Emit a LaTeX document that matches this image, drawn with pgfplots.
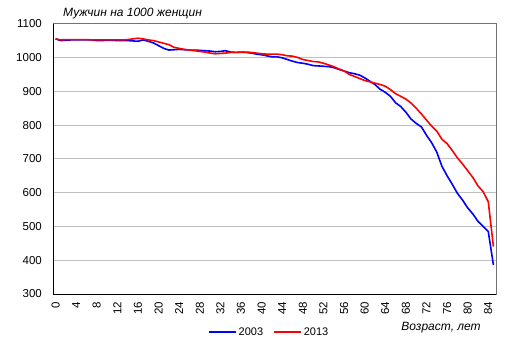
\documentclass[border=0pt]{standalone}
\usepackage{fontspec}
\setmainfont{Liberation Sans}
\usepackage{pgfplots}
\usepackage{pgfplotstable}
\pgfplotsset{compat=1.18}
\pgfplotstableread{
a b r
0 1055 1055
1 1050 1052
2 1051 1053
3 1052 1053
4 1052 1053
5 1052 1053
6 1052 1053
7 1052 1052
8 1050 1052
9 1050 1052
10 1051 1052
11 1051 1052
12 1050 1052
13 1050 1052
14 1050 1053
15 1049 1055
16 1048 1057
17 1052 1055
18 1048 1052
19 1043 1050
20 1035 1046
21 1027 1042
22 1022 1038
23 1023 1030
24 1024 1027
25 1023 1024
26 1022 1022
27 1022 1020
28 1021 1018
29 1020 1016
30 1019 1013
31 1017 1011
32 1018 1012
33 1020 1013
34 1016 1015
35 1015 1015
36 1016 1015
37 1015 1016
38 1013 1015
39 1010 1013
40 1008 1011
41 1005 1010
42 1002 1010
43 1002 1010
44 999 1008
45 994 1005
46 989 1004
47 985 1000
48 983 994
49 980 991
50 976 988
51 975 987
52 974 983
53 973 978
54 970 973
55 965 966
56 960 960
57 955 950
58 952 944
59 948 938
60 940 932
61 930 928
62 920 924
63 906 920
64 897 915
65 885 905
66 866 893
67 855 885
68 838 877
69 818 865
70 805 850
71 795 833
72 770 815
73 748 797
74 720 782
75 678 758
76 650 745
77 625 725
78 598 703
79 578 685
80 555 665
81 537 645
82 515 620
83 500 603
84 485 573
85 386 440
}\data
\begin{document}
\begin{tikzpicture}[font=\fontsize{11.5bp}{13bp}\selectfont]
\path[use as bounding box] (0,0) rectangle (513bp,355bp);
\begin{axis}[
  at={(53bp,61bp)}, anchor=south west,
  scale only axis, width=443bp, height=270.3bp,
  xmin=-0.5, xmax=85.5, ymin=300, ymax=1100,
  xtick={0,4,...,84}, ytick={300,400,...,1100},
  major tick length=0pt,
  ymajorgrids, major grid style={black!25, line width=0.8bp},
  axis line style={draw=black!55, line width=0.8bp},
  /pgf/number format/assume math mode=true,
  /pgf/number format/1000 sep={},
  tick label style={font=\fontsize{11.5bp}{13bp}\selectfont},
  x tick label style={rotate=90, anchor=east, inner sep=0pt},
  xticklabel shift=8bp,
  y tick label style={anchor=east, inner sep=0pt},
  yticklabel shift=11bp,
  legend style={draw=none, fill=none, at={(0.488,-0.1406)}, anchor=center,
    legend columns=2, font=\fontsize{11bp}{13bp}\selectfont,
    /tikz/every even column/.append style={column sep=8bp}},
  legend image code/.code={\draw[#1] (0bp,0bp) -- (27bp,0bp);},
  clip=false,
]
\addplot[color={rgb,255:red,0;green,0;blue,255}, line width=1.6bp] table[x=a,y=b] {\data};
\addplot[color={rgb,255:red,255;green,0;blue,0}, line width=1.6bp] table[x=a,y=r] {\data};
\legend{2003,2013}
\draw[black, line width=1bp] (rel axis cs:0,1) -- (rel axis cs:0,0) -- (rel axis cs:1,0);
\node[anchor=west, inner sep=0pt, font=\fontsize{12bp}{14bp}\selectfont\itshape] at (rel axis cs:0.0226,1.036) {Мужчин на 1000 женщин};
\node[anchor=center, inner sep=0pt, font=\fontsize{12bp}{14bp}\selectfont\itshape] at (rel axis cs:0.876,-0.126) {Возраст, лет};
\end{axis}
\end{tikzpicture}
\end{document}
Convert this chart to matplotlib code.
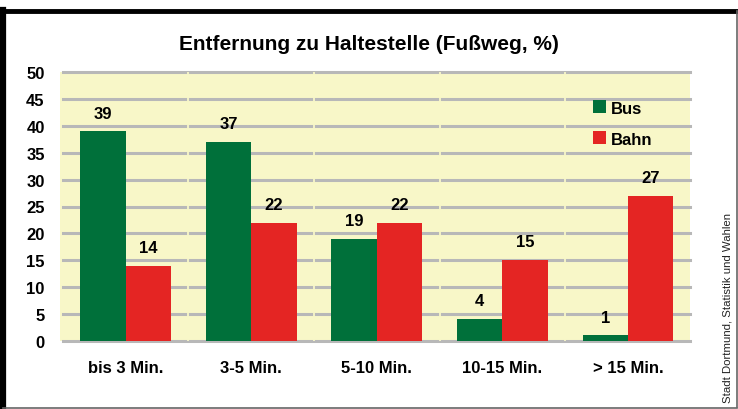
import matplotlib
matplotlib.use("Agg")
import matplotlib.pyplot as plt
from matplotlib.patches import Rectangle
import numpy as np

categories = ["bis 3 Min.", "3-5 Min.", "5-10 Min.", "10-15 Min.", "> 15 Min."]
bus = [39, 37, 19, 4, 1]
bahn = [14, 22, 22, 15, 27]
yticks = [0, 5, 10, 15, 20, 25, 30, 35, 40, 45, 50]
title = "Entfernung zu Haltestelle (Fußweg, %)"
source = "Stadt Dortmund, Statistik und Wahlen"

GREEN = "#00703A"
RED = "#E42523"
YELLOW = "#F8F7C8"
GRID = "#B8B8B8"

FONT = ["Liberation Sans Narrow", "Liberation Sans", "DejaVu Sans"]
plt.rcParams["font.family"] = FONT

fig = plt.figure(figsize=(7.38, 4.10), dpi=100)
fig.patch.set_facecolor("white")

W, H = 738, 410
def fx(px): return px / W
def fy(py): return 1 - py / H
fig.add_artist(plt.Line2D([fx(3), fx(3)], [fy(408), fy(11)], color="black", lw=4.5, transform=fig.transFigure))
fig.add_artist(plt.Line2D([fx(1), fx(737)], [fy(12), fy(12)], color="black", lw=3.5, transform=fig.transFigure))
fig.add_artist(plt.Line2D([fx(736.5), fx(736.5)], [fy(12), fy(408)], color="#666666", lw=1.2, transform=fig.transFigure))
fig.add_artist(plt.Line2D([fx(3), fx(737)], [fy(408.5), fy(408.5)], color="#666666", lw=1.2, transform=fig.transFigure))

left, right, top, bottom = 60, 690, 73.3, 341.7
ax = fig.add_axes([fx(left), fy(bottom), fx(right) - fx(left), fy(top) - fy(bottom)])
ax.set_facecolor(YELLOW)

x = np.arange(len(categories))
w = 0.362
ax.set_xlim(-0.523, 4.494)
ax.set_ylim(0, 50)

for yv in yticks:
    ax.axhline(yv, color=GRID, lw=2.2, zorder=1, xmin=0.004, xmax=1.0, clip_on=False)
for b in x[:-1] + 0.5:
    ax.axvline(b, color=YELLOW, lw=1.3, zorder=1.5)

ax.bar(x - w / 2, bus, width=w, color=GREEN, zorder=2, label="Bus")
ax.bar(x + w / 2, bahn, width=w, color=RED, zorder=2, label="Bahn")

for i in range(len(categories)):
    ax.text(x[i] - w / 2, bus[i] + 2.0, str(bus[i]), ha="center", va="bottom",
            fontsize=12, fontweight="bold", zorder=3)
    ax.text(x[i] + w / 2, bahn[i] + 2.0, str(bahn[i]), ha="center", va="bottom",
            fontsize=12, fontweight="bold", zorder=3)

for s in ax.spines.values():
    s.set_visible(False)
ax.set_yticks(yticks)
ax.set_yticklabels([str(v) for v in yticks], fontsize=12, fontweight="bold")
ax.set_xticks(x)
ax.set_xticklabels(categories, fontsize=12, fontweight="bold")
ax.tick_params(axis="both", length=0)
ax.tick_params(axis="y", pad=11)
ax.tick_params(axis="x", pad=14)

leg = ax.legend(loc="upper left", bbox_to_anchor=(0.835, 0.92), frameon=False,
                prop={"weight": "bold", "size": 12, "family": FONT},
                handlelength=0.8, handleheight=0.8, handletextpad=0.3,
                labelspacing=0.95, borderaxespad=0)

fig.text(0.5, fy(44), title, ha="center", va="center", fontsize=15, fontweight="bold")
fig.text(fx(727), fy(403), source, rotation=90, ha="center", va="bottom",
         fontsize=8.2, family=["Liberation Sans", "DejaVu Sans"], color="#222222")

fig.savefig("out.png", dpi=100, facecolor="white")
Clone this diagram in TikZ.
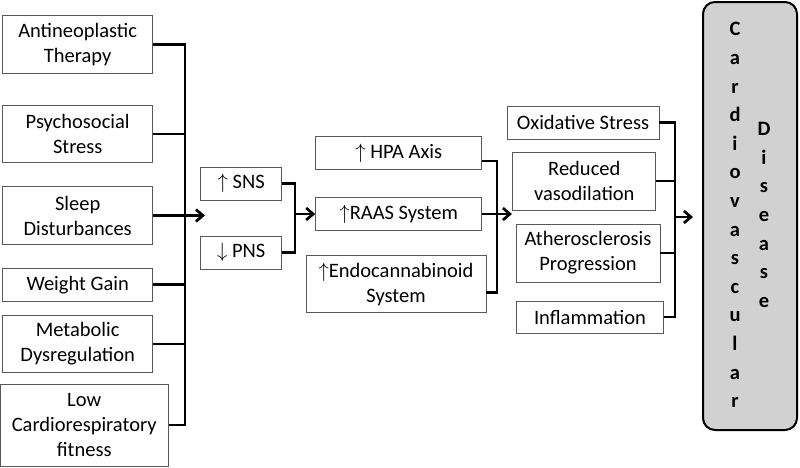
\documentclass[tikz,border=0pt]{standalone}
\usepackage{fontspec}
\setmainfont{Carlito}
\usepackage{tikz}
\usetikzlibrary{arrows.meta}

\begin{document}
\begin{tikzpicture}[x=1pt,y=-1pt,
      box/.style={draw=black!65,line width=0.9pt,fill=white,align=center,inner sep=0pt,
        font=\fontsize{20.5}{25}\selectfont},
      conn/.style={line width=2.7pt,line join=miter},
      arr/.style={conn,-{Straight Barb[length=7pt,width=12pt]}},
      cvdbox/.style={draw,line width=2pt,rounded corners=12pt,fill=black!18,
        minimum width=94pt,minimum height=428pt},
      ltr/.style={align=center,inner sep=0pt,font=\bfseries\fontsize{20.5}{28.6}\selectfont}]
    \useasboundingbox (0,0) rectangle (800,467);
    % risk factors
    \node[box,minimum width=150pt,minimum height=57.5pt] (ant) at (77.7,44.5) {Antineoplastic\\Therapy};
    \node[box,minimum width=150pt,minimum height=57.5pt] (psy) at (77.7,134) {Psychosocial\\Stress};
    \node[box,minimum width=150pt,minimum height=57.5pt] (slp) at (77.7,215.5) {Sleep\\Disturbances};
    \node[box,minimum width=150pt,minimum height=33pt] (wgt) at (77.7,284.7) {Weight Gain};
    \node[box,minimum width=150pt,minimum height=57.5pt] (met) at (77.7,344) {Metabolic\\Dysregulation};
    \node[box,minimum width=168pt,minimum height=82pt] (low) at (84.2,425) {Low\\Cardiorespiratory\\fitness};
    % autonomic
    \node[box,minimum width=81pt,minimum height=33pt] (sns) at (241.2,183.7) {$\uparrow$ SNS};
    \node[box,minimum width=81pt,minimum height=33pt] (pns) at (241.2,252.5) {$\downarrow$ PNS};
    % neurohormonal
    \node[box,minimum width=166pt,minimum height=33pt] (hpa) at (398.7,153) {$\uparrow$ HPA Axis};
    \node[box,minimum width=166pt,minimum height=33pt] (raas) at (398.7,214) {$\uparrow$RAAS System};
    \node[box,minimum width=180pt,minimum height=57pt] (endo) at (396,284.2) {$\uparrow$Endocannabinoid\\System};
    % vascular
    \node[box,minimum width=152pt,minimum height=33pt] (oxi) at (583,122.5) {Oxidative Stress};
    \node[box,minimum width=143pt,minimum height=58pt] (red) at (584.3,181) {Reduced\\vasodilation};
    \node[box,minimum width=144pt,minimum height=58pt] (ath) at (588,253) {Atherosclerosis\\Progression};
    \node[box,minimum width=146.5pt,minimum height=32pt] (inf) at (590,317) {Inflammation};
    % outcome
    \node[cvdbox] (cvd) at (750,216) {};
    \node[ltr] (cardio) at (735,215) {C\\a\\r\\d\\i\\o\\v\\a\\s\\c\\u\\l\\a\\r};
    \node[ltr] (dis) at (764,215) {D\\i\\s\\e\\a\\s\\e};

    \coordinate (busL) at (185,0);
    \coordinate (busM) at (295,0);
    \coordinate (busR) at (497,0);
    \coordinate (busC) at (675,0);
    \coordinate (tipL) at (205,215.5);
    \coordinate (tipR) at (512,214);
    \coordinate (tipC) at (693,217);
    \coordinate (hpaO) at ([yshift=-8pt]hpa.east);
    \coordinate (endoO) at ([yshift=-8pt]endo.east);

    \draw[conn] (ant.east) -| (low.east -| busL) -- (low.east);
    \foreach \b in {psy,wgt,met} \draw[conn] (\b.east) -- (\b.east -| busL);
    \draw[arr] (slp.east) -- (tipL);

    \draw[conn] (sns.east) -| (pns.east -| busM) -- (pns.east);
    \draw[arr] (busM |- raas.west) -- (raas.west);

    \draw[conn] (hpaO) -| (endoO -| busR) -- (endoO);
    \draw[arr] (raas.east) -- (tipR);

    \draw[conn] (oxi.east) -| (inf.east -| busC) -- (inf.east);
    \foreach \b in {red,ath} \draw[conn] (\b.east) -- (\b.east -| busC);
    \draw[arr] (tipC -| busC) -- (tipC);
  \end{tikzpicture}
\end{document}
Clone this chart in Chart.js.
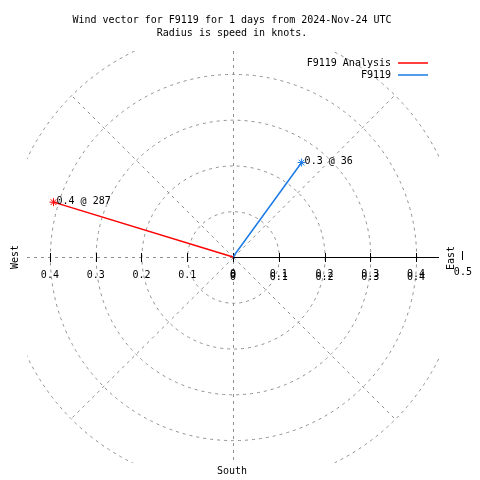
<!DOCTYPE html>
<html>
<head>
<meta charset="utf-8">
<script src="https://cdn.jsdelivr.net/npm/chart.js@4.4.1/dist/chart.umd.min.js"></script>
<style>
body { margin: 0; background: #fff; }
</style>
</head>
<body>
<canvas id="windChart" width="480" height="480"></canvas>
<script>
// data
const stations = ['F9119 Analysis', 'F9119'];
const speeds = [0.41, 0.255];     // knots
const directions = [287, 36];     // degrees clockwise from north
const ringRadii = [0.1, 0.2, 0.3, 0.4, 0.5];
const spokeAngles = [45, 135, 225, 315];
const westTicks = [0.4, 0.3, 0.2, 0.1, 0];
const eastTicks = [0, 0.1, 0.2, 0.3, 0.4];
const edgeTick = 0.5;
const titleLines = ['Wind vector for F9119 for 1 days from 2024-Nov-24 UTC', 'Radius is speed in knots.'];

const lineColors = ['#ff0000', '#1a7ae6'];
const FONT = '10px "DejaVu Sans Mono", monospace';

function vectorEnd(speed, dir) {
    const rad = dir * Math.PI / 180;
    return { x: speed * Math.sin(rad), y: speed * Math.cos(rad) };
}

// circles + spokes behind the vectors, text on top
const polarGrid = {
    id: 'polarGrid',
    beforeDatasetsDraw(chart) {
        const { ctx, chartArea: a, scales: { x, y } } = chart;
        const cx = Math.round(x.getPixelForValue(0));
        const cy = Math.round(y.getPixelForValue(0));
        const ppu = x.getPixelForValue(1) - x.getPixelForValue(0);

        ctx.save();
        ctx.beginPath();
        ctx.rect(a.left, a.top, a.right - a.left, a.bottom - a.top);
        ctx.clip();
        ctx.strokeStyle = '#909090';
        ctx.lineWidth = 1;
        ctx.setLineDash([3, 4]);
        ringRadii.forEach(r => {
            ctx.beginPath();
            ctx.arc(cx + 0.5, cy + 0.5, r * ppu, 0, 2 * Math.PI);
            ctx.stroke();
        });
        spokeAngles.forEach(deg => {
            const p = vectorEnd(ringRadii[ringRadii.length - 1], deg);
            ctx.beginPath();
            ctx.moveTo(cx + 0.5, cy + 0.5);
            ctx.lineTo(x.getPixelForValue(p.x), y.getPixelForValue(p.y));
            ctx.stroke();
        });
        ctx.beginPath();
        ctx.moveTo(cx + 0.5, a.top);
        ctx.lineTo(cx + 0.5, a.bottom);
        ctx.stroke();
        ctx.beginPath();
        ctx.moveTo(a.left, cy + 0.5);
        ctx.lineTo(cx, cy + 0.5);
        ctx.stroke();
        ctx.restore();

        // solid east axis with ticks
        ctx.save();
        ctx.strokeStyle = '#000';
        ctx.lineWidth = 1;
        ctx.beginPath();
        ctx.moveTo(cx, cy + 0.5);
        ctx.lineTo(a.right, cy + 0.5);
        ctx.stroke();
        const tick = (v) => {
            const px = Math.round(x.getPixelForValue(v)) + 0.5;
            ctx.beginPath();
            ctx.moveTo(px, cy - 4);
            ctx.lineTo(px, cy + 5);
            ctx.stroke();
        };
        westTicks.forEach(v => tick(-v));
        eastTicks.forEach(v => tick(v));
        const px5 = Math.round(x.getPixelForValue(edgeTick)) + 0.5;
        ctx.beginPath();
        ctx.moveTo(px5, cy - 6);
        ctx.lineTo(px5, cy + 3);
        ctx.stroke();
        ctx.restore();
    },
    afterDraw(chart) {
        const { ctx, scales: { x, y } } = chart;
        const cx = x.getPixelForValue(0);
        const cy = y.getPixelForValue(0);
        ctx.save();
        ctx.font = FONT;
        ctx.fillStyle = '#000';
        ctx.textBaseline = 'middle';

        // title
        ctx.textAlign = 'center';
        titleLines.forEach((t, i) => ctx.fillText(t, 232, 20 + i * 13));

        // tick labels
        westTicks.forEach(v => ctx.fillText(String(v), x.getPixelForValue(-v), cy + 18));
        eastTicks.forEach(v => {
            const px = x.getPixelForValue(v);
            ctx.fillText(String(v), px, cy + 17);
            ctx.fillText(String(v), px, cy + 20);
        });
        ctx.fillText(String(edgeTick), x.getPixelForValue(edgeTick) + 1, cy + 15);
        ctx.fillText('South', cx - 1, 471);

        // compass labels, rotated
        [['West', 15, cy], ['East', 451, cy + 1]].forEach(([t, tx, ty]) => {
            ctx.save();
            ctx.translate(tx, ty);
            ctx.rotate(-Math.PI / 2);
            ctx.fillText(t, 0, 0);
            ctx.restore();
        });

        // legend
        stations.forEach((name, i) => {
            const ly = 63 + i * 12;
            ctx.textAlign = 'right';
            ctx.fillStyle = '#000';
            ctx.fillText(name, 391, ly);
            ctx.strokeStyle = lineColors[i];
            ctx.lineWidth = 1.5;
            ctx.beginPath();
            ctx.moveTo(398, ly);
            ctx.lineTo(428, ly);
            ctx.stroke();
        });

        // value labels at vector tips
        ctx.textAlign = 'left';
        ctx.fillStyle = '#000';
        stations.forEach((name, i) => {
            const p = vectorEnd(speeds[i], directions[i]);
            ctx.fillText(speeds[i].toFixed(1) + ' @ ' + directions[i],
                x.getPixelForValue(p.x) + 3, y.getPixelForValue(p.y) - 1);
        });
        ctx.restore();
    }
};

new Chart(document.getElementById('windChart'), {
    type: 'scatter',
    data: {
        datasets: stations.map((name, i) => ({
            label: name,
            data: [{ x: 0, y: 0 }, vectorEnd(speeds[i], directions[i])],
            showLine: true,
            borderColor: lineColors[i],
            borderWidth: 1.5,
            pointStyle: 'star',
            pointRadius: [0, 4],
            pointBorderColor: lineColors[i],
            pointBorderWidth: 1,
            pointHoverRadius: 0
        }))
    },
    options: {
        responsive: false,
        animation: false,
        events: [],
        layout: { padding: { left: 27, right: 41, top: 51, bottom: 17 } },
        scales: {
            x: { type: 'linear', min: -0.45, max: 0.45, display: false },
            y: { type: 'linear', min: -0.45, max: 0.45, display: false }
        },
        plugins: {
            legend: { display: false },
            title: { display: false },
            tooltip: { enabled: false }
        }
    },
    plugins: [polarGrid]
});
</script>
</body>
</html>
==*==
*Task objective*
Only the lines from the one with "Clone this chart in Chart.js." through the one with "const titleLines = ['Wind", both included, go in the copy, exactly as written. Leave the pictures behind.

*Task result*
Clone this chart in Chart.js.
<!DOCTYPE html>
<html>
<head>
<meta charset="utf-8">
<script src="https://cdn.jsdelivr.net/npm/chart.js@4.4.1/dist/chart.umd.min.js"></script>
<style>
body { margin: 0; background: #fff; }
</style>
</head>
<body>
<canvas id="windChart" width="480" height="480"></canvas>
<script>
// data
const stations = ['F9119 Analysis', 'F9119'];
const speeds = [0.41, 0.255];     // knots
const directions = [287, 36];     // degrees clockwise from north
const ringRadii = [0.1, 0.2, 0.3, 0.4, 0.5];
const spokeAngles = [45, 135, 225, 315];
const westTicks = [0.4, 0.3, 0.2, 0.1, 0];
const eastTicks = [0, 0.1, 0.2, 0.3, 0.4];
const edgeTick = 0.5;
const titleLines = ['Wind vector for F9119 for 1 days from 2024-Nov-24 UTC', 'Radius is speed in knots.'];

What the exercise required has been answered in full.